According to AAPI Data’s 2025 Policy Priorities Survey, cost of living and inflation are the top concerns for AANHPI adults across age, gender, and ethnicity. But for many AANHPI women, this goes beyond inflation. It is about long-term stability, affordability, and whether hard work is translating into real opportunity.

That concern is backed by a recent report from the National Asian Pacific American Women’s Forum (NAPWAF) report showing that AANHPI women overall earn about 83 cents for every dollar earned by white, non-Hispanic men, while noting that many AANHPI women face even wider wage gaps depending on ethnicity. That is why campaigns cannot treat AANHPI women as a monolith. The economic experiences of Korean, Vietnamese, Filipino, Indian, Chinese, Native Hawaiian, Pacific Islander, Bhutanese, Burmese, Bangladeshi, and other communities are not all the same.

Safety is another key concern, often discussed without enough nuance. In 2022, Stop AANHPI Hate documented 10,905 hate acts against AANHPI individuals from March 2020 through December 2021, with women making up 61.8% of all reports. Furthermore, more than 34% of hate incidents experienced by AANHPI women occurred in public streets.

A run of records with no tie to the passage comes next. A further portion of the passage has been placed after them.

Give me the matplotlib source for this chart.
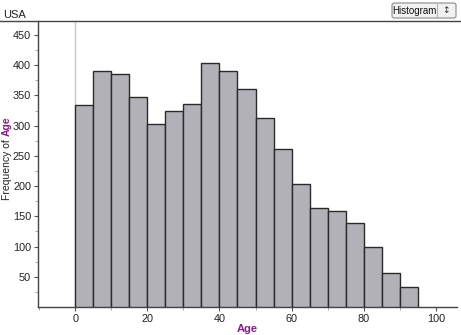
import matplotlib.pyplot as plt
from matplotlib.lines import Line2D
from matplotlib.patches import FancyBboxPatch
import numpy as np

bin_starts = list(range(0, 95, 5))
counts = [334, 391, 385, 348, 302, 324, 336, 403, 391, 360,
          312, 261, 204, 164, 159, 139, 99, 57, 33]
x_ticks = [0, 20, 40, 60, 80, 100]
y_ticks = [50, 100, 150, 200, 250, 300, 350, 400, 450]

purple = "#8b1a8b"
plt.rcParams["font.family"] = ["Liberation Sans", "DejaVu Sans"]

W, H = 461, 335
fig = plt.figure(figsize=(W / 100, H / 100), dpi=100)
ax = fig.add_axes([0.0824, 0.0836, 0.9086, 0.8534])

ax.bar(bin_starts, counts, width=5, align="edge",
       color="#b1b1b7", edgecolor="#2a2a2a", linewidth=1.0, zorder=3)
ax.axvline(0, color="#c8c8c8", linewidth=1.0, zorder=1)

ax.set_xlim(-10.3, 105.8)
ax.set_ylim(0, 473)
ax.set_xticks(x_ticks)
ax.set_xticks(np.arange(-10, 106, 10), minor=True)
ax.set_yticks(y_ticks)
ax.set_yticks(np.arange(25, 470, 25), minor=True)
ax.tick_params(axis="both", which="major", labelsize=7.8, length=3,
               color="#555555", labelcolor="#222222", pad=2)
ax.tick_params(axis="both", which="minor", length=2, color="#999999")

for side in ["top", "right"]:
    ax.spines[side].set_visible(False)
for side in ["left", "bottom"]:
    ax.spines[side].set_color("#444444")
    ax.spines[side].set_linewidth(1.0)

ax.set_xlabel("Age", color=purple, fontsize=8, fontweight="bold", labelpad=0)

# y label: "Frequency of " in black, "Age" in purple
ax.text(-0.075, 0.598, "Frequency of ", transform=ax.transAxes, rotation=90,
        ha="center", va="top", fontsize=7.5, color="#222222")
ax.text(-0.075, 0.598, "Age", transform=ax.transAxes, rotation=90,
        ha="center", va="bottom", fontsize=7.5, color=purple, fontweight="bold")

# frame line across the top of the plot region
fig.add_artist(Line2D([0, 1], [0.937, 0.937], transform=fig.transFigure,
                      color="#444444", linewidth=1.0))

fig.text(3 / W, 1 - 18 / H, "USA", fontsize=8, color="#222222", va="baseline")

# "Histogram" selector button
btn = FancyBboxPatch((392 / W, 1 - 18 / H), 64 / W, 15 / H,
                     boxstyle="round,pad=0,rounding_size=0.006",
                     transform=fig.transFigure, facecolor="#f2f2f2",
                     edgecolor="#8a8a8a", linewidth=0.8)
fig.add_artist(btn)
fig.add_artist(Line2D([437 / W, 437 / W], [1 - 17 / H, 1 - 4 / H],
                      transform=fig.transFigure, color="#b0b0b0", linewidth=0.8))
fig.text(414.5 / W, 1 - 10.5 / H, "Histogram", fontsize=7, color="#111111",
         ha="center", va="center")
fig.text(446 / W, 1 - 10.5 / H, "\u2195", fontsize=6.5, color="#333333",
         ha="center", va="center", family="DejaVu Sans")

fig.savefig("out.png", dpi=100)
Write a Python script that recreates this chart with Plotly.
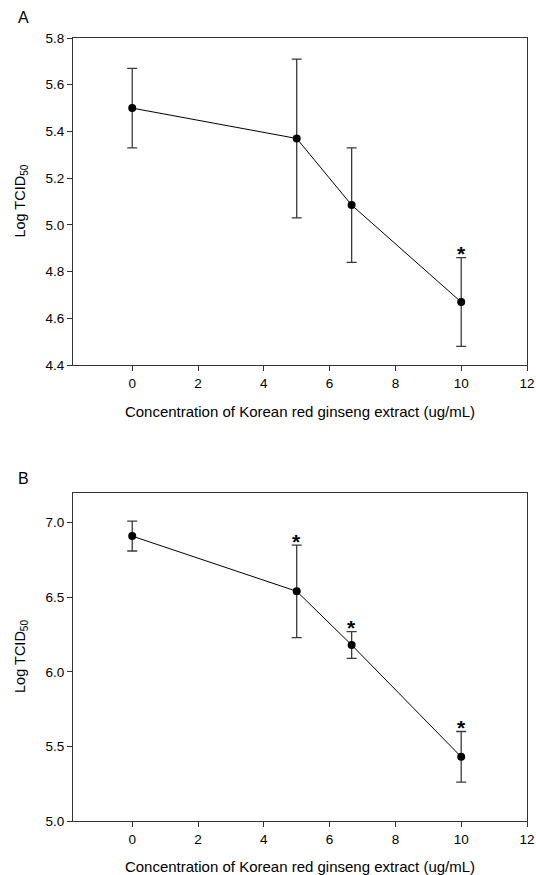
import plotly.graph_objects as go
from plotly.subplots import make_subplots

conc = [0, 5, 6.67, 10]

# Panel A
a_mean = [5.50, 5.37, 5.085, 4.67]
a_err = [0.17, 0.34, 0.245, 0.19]
a_sig = [False, False, False, True]

# Panel B
b_mean = [6.91, 6.54, 6.18, 5.43]
b_err = [0.10, 0.31, 0.09, 0.17]
b_sig = [False, True, True, True]

x_ticks = [0, 2, 4, 6, 8, 10, 12]
xtitle = "Concentration of Korean red ginseng extract (ug/mL)"
ytitle = "Log TCID<sub>50</sub>"

FONT = "Liberation Sans, Arial, sans-serif"

fig = make_subplots(rows=2, cols=1)
annots = []

def add_panel(row, mean, err, sig):
    fig.add_trace(go.Scatter(
        x=conc, y=mean, mode="lines+markers",
        line=dict(color="black", width=1),
        marker=dict(color="black", size=8),
        error_y=dict(type="data", array=err, visible=True,
                     color="#3a3a3a", thickness=1.3, width=5),
        showlegend=False, hoverinfo="skip"), row=row, col=1)
    xr = "x" if row == 1 else "x2"
    yr = "y" if row == 1 else "y2"
    for c, m, e, s in zip(conc, mean, err, sig):
        if s:
            annots.append(dict(text="<b>*</b>", x=c, y=m + e, xref=xr, yref=yr,
                               showarrow=False, xanchor="center", yanchor="middle",
                               yshift=4, font=dict(size=21, color="black", family=FONT)))

add_panel(1, a_mean, a_err, a_sig)
add_panel(2, b_mean, b_err, b_sig)

axis_common = dict(showline=True, linecolor="#333333", linewidth=1, mirror=True,
                   ticks="outside", ticklen=5, tickcolor="#333333", tickwidth=1,
                   showgrid=False, zeroline=False, automargin=False,
                   tickfont=dict(size=13.5, color="black", family=FONT))

for r in [1, 2]:
    fig.update_xaxes(range=[-1.8, 12], tickvals=x_ticks, ticklabelstandoff=1,
                     title=dict(text=xtitle, font=dict(size=15, color="black", family=FONT), standoff=16),
                     row=r, col=1, **axis_common)
fig.update_yaxes(range=[4.4, 5.8], dtick=0.2, tick0=4.4, tickformat=".1f", row=1, col=1, **axis_common)
fig.update_yaxes(range=[5.0, 7.2], tickvals=[5.0, 5.5, 6.0, 6.5, 7.0], tickformat=".1f", row=2, col=1, **axis_common)

fig.update_layout(
    yaxis=dict(domain=[0.5822, 1.0]),
    yaxis2=dict(domain=[0.0, 0.4191]),
    width=536, height=875,
    margin=dict(l=73, r=9, t=38, b=54),
    paper_bgcolor="white", plot_bgcolor="white",
    font=dict(family=FONT, color="black"),
)

annots += [
    dict(text="A", x=-0.108, y=1.026, xref="paper", yref="paper", showarrow=False,
         font=dict(size=16, family=FONT, color="black"), xanchor="center", yanchor="middle"),
    dict(text="B", x=-0.108, y=0.4191 + 0.018, xref="paper", yref="paper", showarrow=False,
         font=dict(size=16, family=FONT, color="black"), xanchor="center", yanchor="middle"),
    dict(text=ytitle, x=-0.1145, y=(0.5822 + 1.0) / 2, xref="paper", yref="paper", showarrow=False,
         textangle=-90, font=dict(size=14.5, family=FONT, color="black"), xanchor="center", yanchor="middle"),
    dict(text=ytitle, x=-0.1145, y=0.4191 / 2, xref="paper", yref="paper", showarrow=False,
         textangle=-90, font=dict(size=14.5, family=FONT, color="black"), xanchor="center", yanchor="middle"),
]
fig.update_layout(annotations=annots)

fig.write_html("out.html", config={"displayModeBar": False},
               post_script="document.body.style.margin='0';document.body.style.overflow='hidden';")
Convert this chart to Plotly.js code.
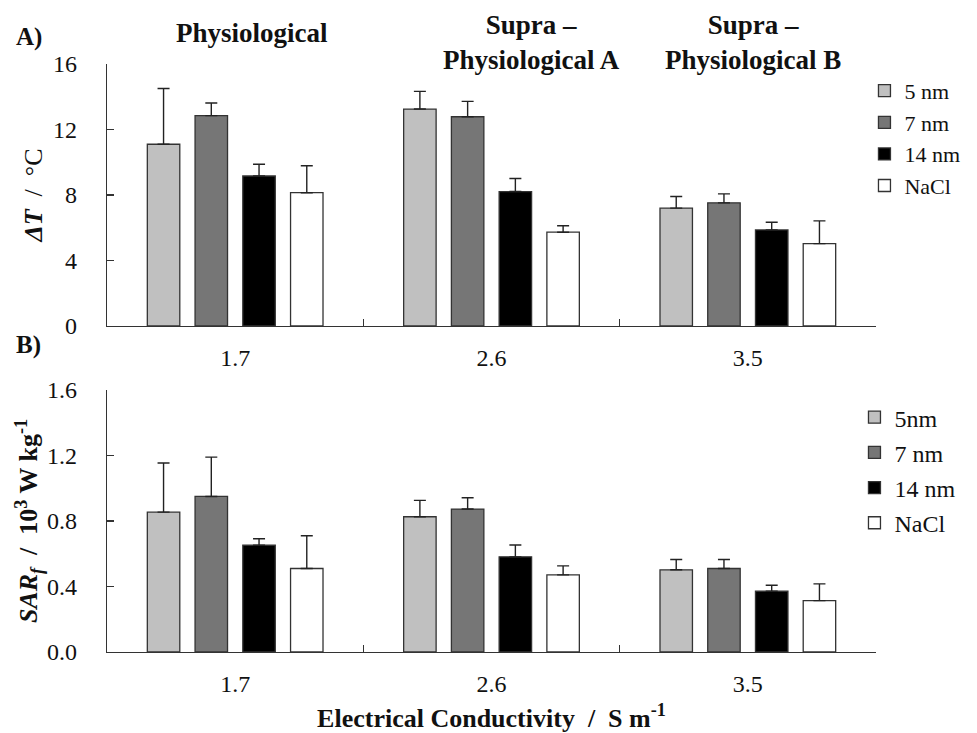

These incidents shape how people move through public spaces, whether they feel safe taking transit, speaking their language, going to work, or simply being visible in their own communities.

However, the concern for safety extends beyond public spaces. A 2025 report from the Alliance for Immigrant Survivors found that 76% of advocates said immigrant survivors have concerns about contacting police to report domestic violence and sexual assault. For many immigrant women, which includes AANHPI women, fear tied to immigration status can become another barrier to safety and support.

On reproductive rights, NAPAWF’s 2026 national study found that 84% of AANHPI women agree people should be able to make their own abortion decisions without government interference. Reporting on AANHPI women voters has also found that rising costs, reproductive healthcare, and threats to democracy remain major concerns.

The larger lesson is AANHPI women are informed, motivated, and paying attention. As the 2026 mid-term elections happen right now, it’s critical for campaigns to understand the diversity within AANHPI communities, and investing in sustained, in-language engagement with trusted messengers. The path forward starts with listening, showing up consistently, and building trust over time.